How do you end India's caste system from Toronto? Only through international pressure and hard work, according to York Economics professor Sam Lanfranco, an advisor with the Toronto-based Ambedkar Centre for Justice and Peace. The centre was founded in 1991 by Toronto businessman Yogesh Varhade to end a system that determines people's status in life based on the livelihood of their family.

Dispatch Image (14K)     "The filthiest and most unhygienic jobs -- caring for the dead, cleaning the latrines and carrying away human waste -- are relegated to the untouchables," Varhade says.

    There are about 250 million untouchables in India, Lanfranco says. Daily injustices include personal humiliations, like the university student who won a gold medal in mathematics but couldn't graduate because a Hindu university refused to give the medal to an untouchable, or the 1995 case of a kindergarten girl who touched a drinking cup designated for high-caste children and was blinded as punishment.

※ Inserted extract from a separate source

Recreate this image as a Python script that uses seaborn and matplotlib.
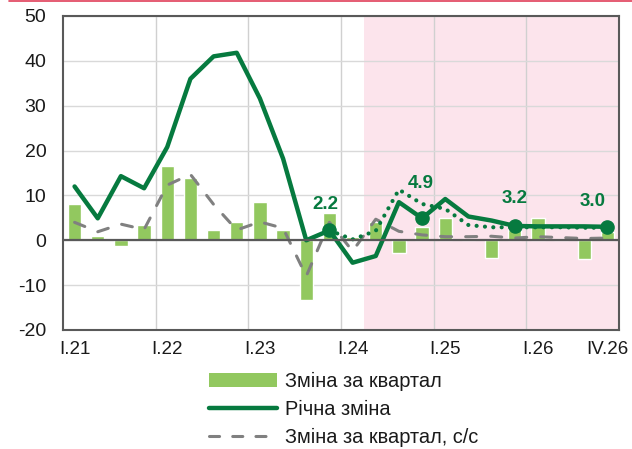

    "There is not much untouchables can do because the court system won't look at it," Lanfranco explains.

    The centre is named after the late Bhimrao Ambedkar, an untouchable who earned two PhDs and a law degree from western universities. He was the chief architect of India's constitution and independent India's first Minister of Law.

    The centre's strategy involves showing those people in India who receive aid money what is going on in terms of caste discrimination. The centre also works with grassroots groups in India to help them document atrocities.

    Varhade's work, Lanfranco says, "culminated [in 1995] in the UN Committee for the Elimination of Racial Discrimination in Geneva," which issued a formal report requiring India to report back by January 1998, on what it's doing to improve the civil rights of untouchables.

    Varhade also met with the Canadian Parliamentary Subcommittee on Sustainable Development on Child Labour in 1996.

    "The G-7 countries control the purse for financing India's industrialization and its foreign debt," Varhade says. "If India is made an outcast in international civil society by sanctions, India will immediately react in a strong, positive way."